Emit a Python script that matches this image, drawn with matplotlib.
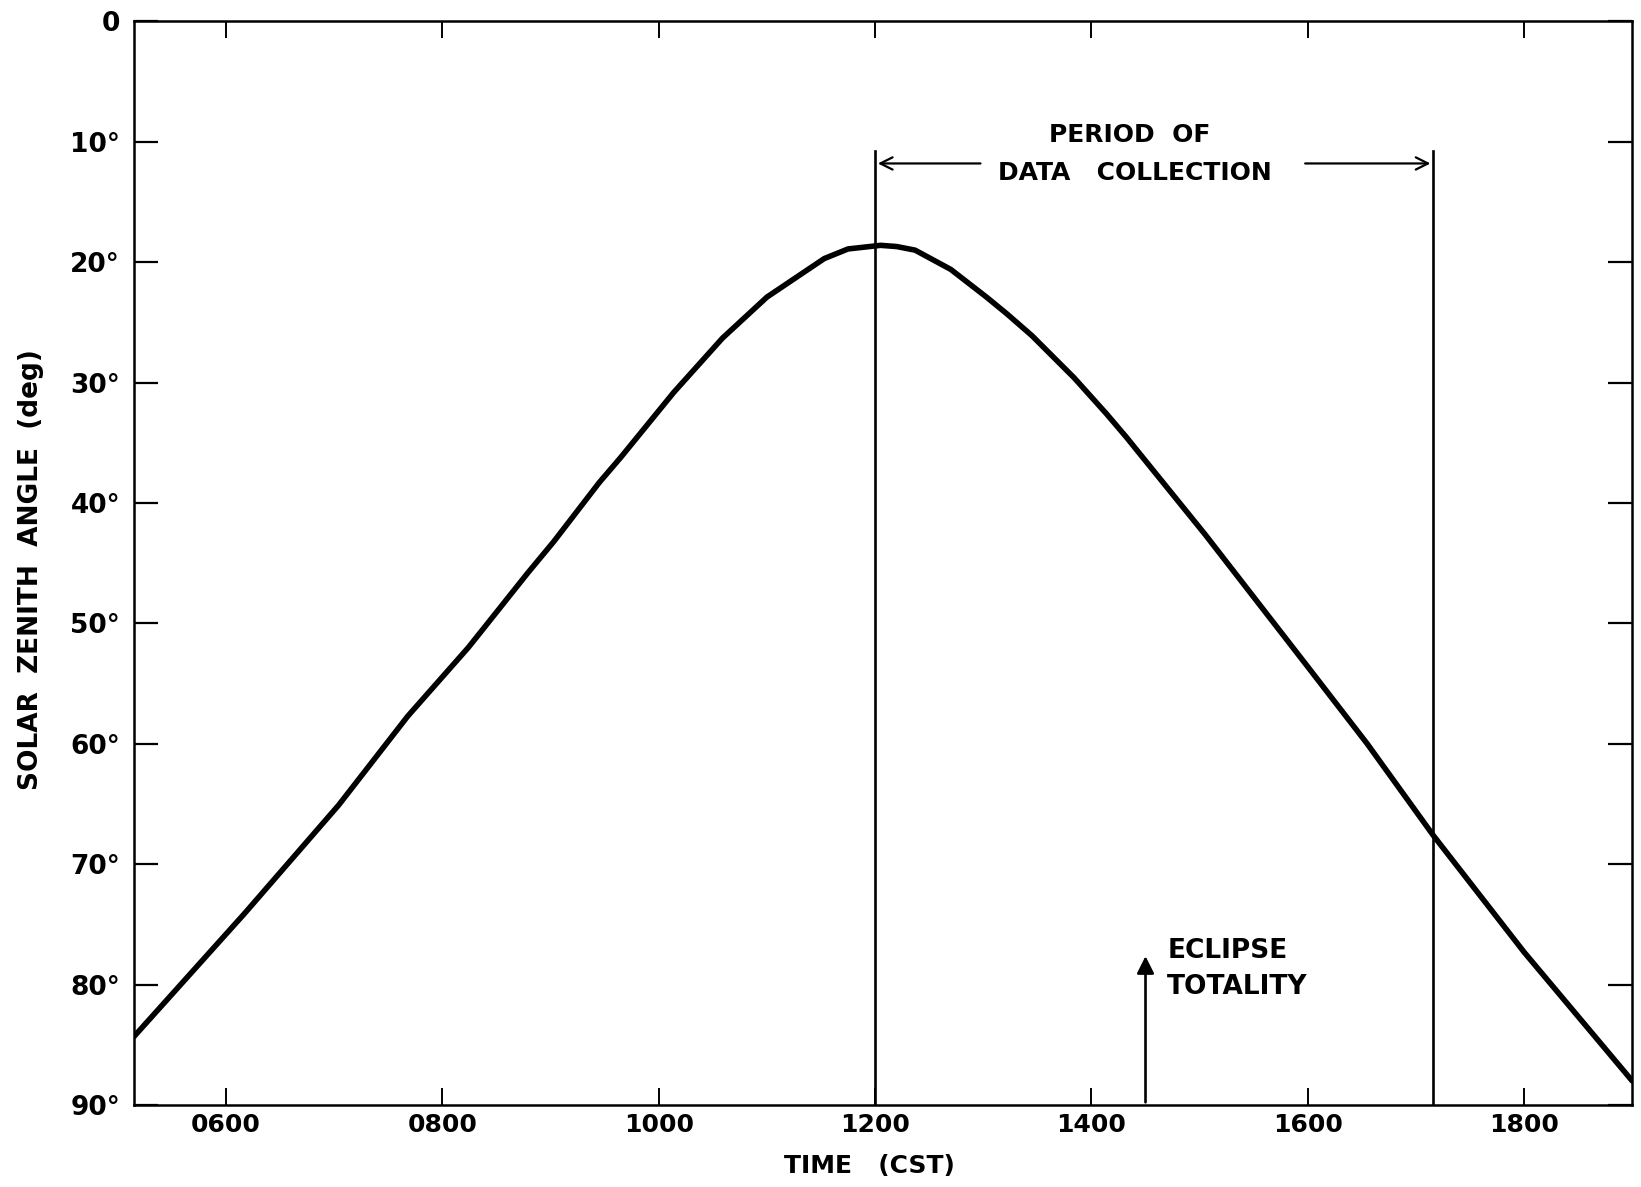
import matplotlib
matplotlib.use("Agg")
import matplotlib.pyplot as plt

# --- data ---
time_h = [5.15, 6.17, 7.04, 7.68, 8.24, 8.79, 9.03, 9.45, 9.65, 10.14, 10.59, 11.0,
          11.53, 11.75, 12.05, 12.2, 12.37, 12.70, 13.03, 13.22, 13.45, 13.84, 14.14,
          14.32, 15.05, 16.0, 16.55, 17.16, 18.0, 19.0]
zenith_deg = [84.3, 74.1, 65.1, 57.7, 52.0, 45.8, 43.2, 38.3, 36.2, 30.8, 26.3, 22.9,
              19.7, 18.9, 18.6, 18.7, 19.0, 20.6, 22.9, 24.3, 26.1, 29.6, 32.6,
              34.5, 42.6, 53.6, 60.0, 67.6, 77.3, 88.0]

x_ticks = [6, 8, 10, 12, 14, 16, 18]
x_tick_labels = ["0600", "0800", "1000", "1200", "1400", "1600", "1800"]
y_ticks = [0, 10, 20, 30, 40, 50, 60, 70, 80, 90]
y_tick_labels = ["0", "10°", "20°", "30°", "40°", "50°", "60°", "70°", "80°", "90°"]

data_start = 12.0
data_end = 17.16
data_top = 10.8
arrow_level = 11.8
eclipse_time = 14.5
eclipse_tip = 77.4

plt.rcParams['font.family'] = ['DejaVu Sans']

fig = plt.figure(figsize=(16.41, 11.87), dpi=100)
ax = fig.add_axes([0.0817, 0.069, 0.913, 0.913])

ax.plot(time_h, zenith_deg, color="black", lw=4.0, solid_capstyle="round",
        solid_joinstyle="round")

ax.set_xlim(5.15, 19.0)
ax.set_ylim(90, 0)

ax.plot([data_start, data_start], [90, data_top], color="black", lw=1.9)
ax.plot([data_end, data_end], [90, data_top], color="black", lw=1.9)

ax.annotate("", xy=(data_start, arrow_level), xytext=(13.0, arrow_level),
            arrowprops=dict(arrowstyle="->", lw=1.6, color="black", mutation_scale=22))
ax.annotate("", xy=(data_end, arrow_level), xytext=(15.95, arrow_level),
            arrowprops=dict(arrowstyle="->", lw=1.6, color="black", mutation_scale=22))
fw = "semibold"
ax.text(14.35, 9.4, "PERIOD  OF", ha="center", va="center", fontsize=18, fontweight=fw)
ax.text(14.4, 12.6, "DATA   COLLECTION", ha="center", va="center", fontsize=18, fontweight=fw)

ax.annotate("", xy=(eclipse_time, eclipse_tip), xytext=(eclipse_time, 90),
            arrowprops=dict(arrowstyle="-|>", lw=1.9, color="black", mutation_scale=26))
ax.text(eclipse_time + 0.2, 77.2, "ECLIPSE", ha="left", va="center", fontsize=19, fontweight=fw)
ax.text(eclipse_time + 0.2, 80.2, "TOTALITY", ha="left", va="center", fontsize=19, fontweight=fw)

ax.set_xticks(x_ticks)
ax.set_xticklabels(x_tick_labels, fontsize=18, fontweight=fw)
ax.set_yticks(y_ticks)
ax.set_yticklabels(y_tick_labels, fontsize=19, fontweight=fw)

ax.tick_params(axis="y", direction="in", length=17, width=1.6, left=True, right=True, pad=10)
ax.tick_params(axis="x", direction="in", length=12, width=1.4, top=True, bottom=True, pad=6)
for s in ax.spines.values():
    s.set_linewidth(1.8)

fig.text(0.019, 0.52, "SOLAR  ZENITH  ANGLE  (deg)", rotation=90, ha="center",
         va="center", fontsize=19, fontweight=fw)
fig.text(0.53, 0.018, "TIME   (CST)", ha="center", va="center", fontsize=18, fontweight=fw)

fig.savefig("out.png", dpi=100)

[What to work on] Exactly reproduce the run of lines from the start of the listing through the line with "34.5, 42.6, 53.6, 60.0, 67.6, 77.3, 88.0]", inclusive; pictures are not copied.

[Answer to the task]
Emit a Python script that matches this image, drawn with matplotlib.
import matplotlib
matplotlib.use("Agg")
import matplotlib.pyplot as plt

# --- data ---
time_h = [5.15, 6.17, 7.04, 7.68, 8.24, 8.79, 9.03, 9.45, 9.65, 10.14, 10.59, 11.0,
          11.53, 11.75, 12.05, 12.2, 12.37, 12.70, 13.03, 13.22, 13.45, 13.84, 14.14,
          14.32, 15.05, 16.0, 16.55, 17.16, 18.0, 19.0]
zenith_deg = [84.3, 74.1, 65.1, 57.7, 52.0, 45.8, 43.2, 38.3, 36.2, 30.8, 26.3, 22.9,
              19.7, 18.9, 18.6, 18.7, 19.0, 20.6, 22.9, 24.3, 26.1, 29.6, 32.6,
              34.5, 42.6, 53.6, 60.0, 67.6, 77.3, 88.0]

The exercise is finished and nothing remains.